1. ## The Sum of All Natural Numbers = -1/12

2. I know the mathematician on the left looks hideous. But if anybody's watched the video, do you have an explanation for the move from step 1 to step 2?

3. Essentially, you can do anything to an equation as long as you'd keep it balanced. You can 'prove' your own assumption(s) or use one(s) that has been proven. The aim is to continually get the numbers into a condensed enough form to properly solve. In S2: Adding the equation to itself has been shown as valid as well as the process of shifting it... since you are not changing any of the values. Any mathematical proof is valid unless a part of it can be disproved.

4. Originally Posted by LittleV
Essentially, you can do anything to an equation as long as you'd keep it balanced. You can 'prove' your own assumption(s) or use one(s) that has been proven. The aim is to continually get the numbers into a condensed enough form to properly solve. In S2: Adding the equation to itself has been shown as valid as well as the process of shifting it... since you are not changing any of the values. Any mathematical proof is valid unless a part of it can be disproved.
You say that shifting the lower series when adding them is "as valid as" balancing an equation. That's true because nothing has been added to the second series, it's just a null value at the beginning of the series. Adding nothing to a series doesn't change the series.

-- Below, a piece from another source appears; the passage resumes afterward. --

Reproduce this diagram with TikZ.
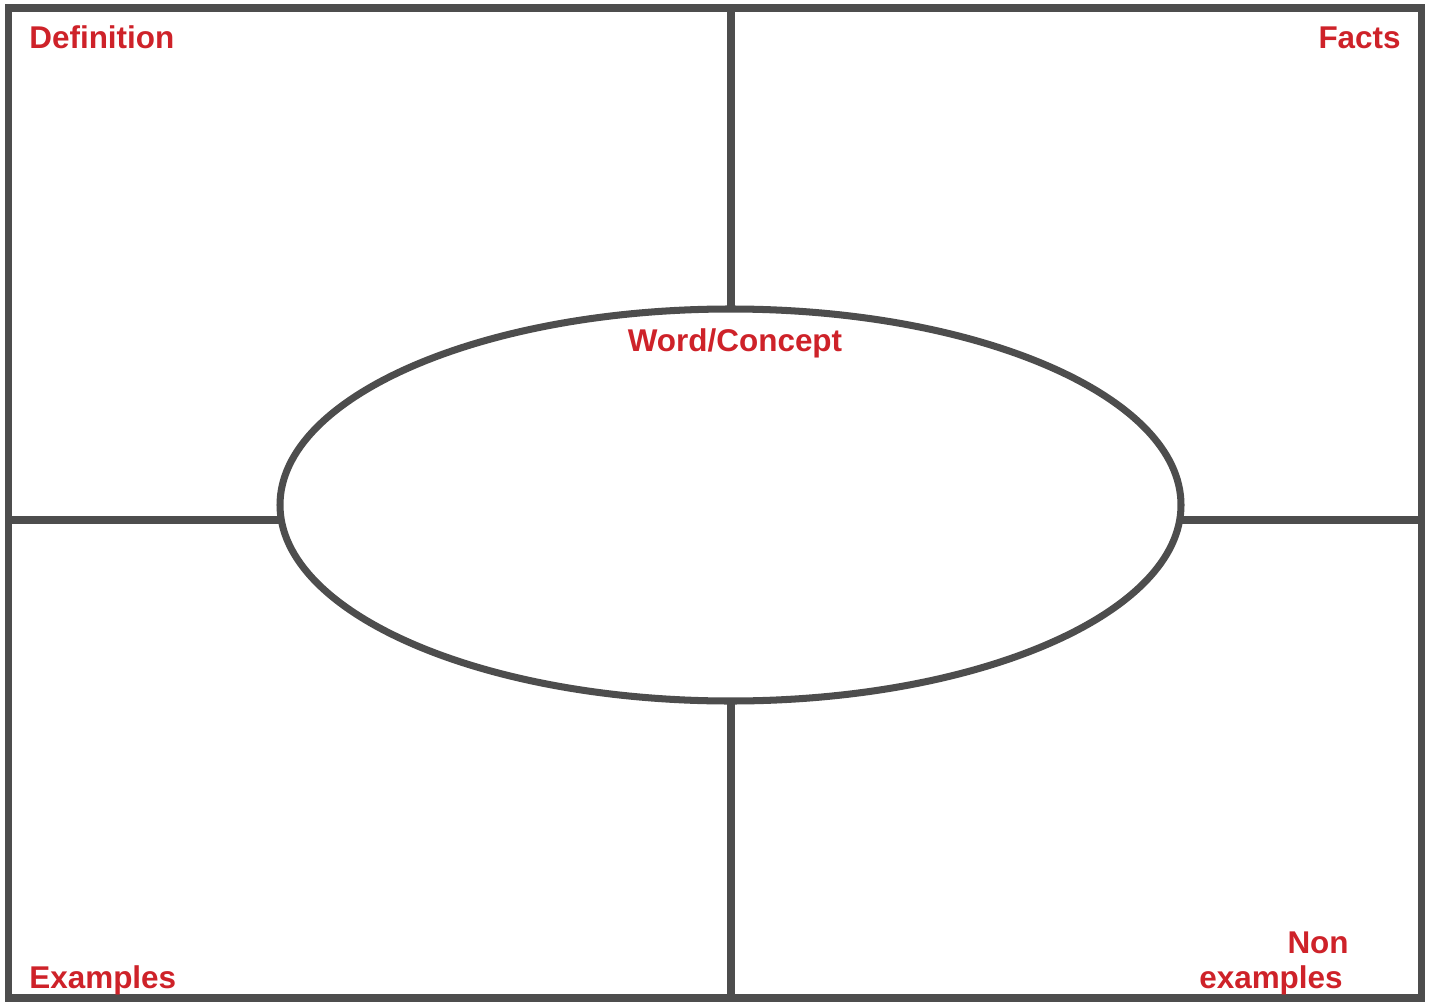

There is more to the proof, it has to do with convergent and divergent series. The idea is to cause the sum of the two series to converge, but the theory behind this is not included in the video.

5. Originally Posted by Mal12345
You say that shifting the lower series when adding them is "as valid as" balancing an equation. That's true because nothing has been added to the second series, it's just a null value at the beginning of the series. Adding nothing to a series doesn't change the series.

There is more to the proof, it has to do with convergent and divergent series. The idea is to cause the sum of the two series to converge, but the theory behind this is not included in the video.
I wouldn't compare the two; some notions are more likely to be disproved than others... balancing is not one that is in question. Yes... adding the series to itself and multiplying the 'S2' by two is keeping it balanced. When you'd shift the second row to add the numbers... this is a rule that many are taken aback by initially (so I thought I'd mention that). It's deemed as valid in itself because none of the individual values would be changed in doing so -- the top and bottom would always equal one another. There is more than just 'balancing' involved here... but it seems solid so far.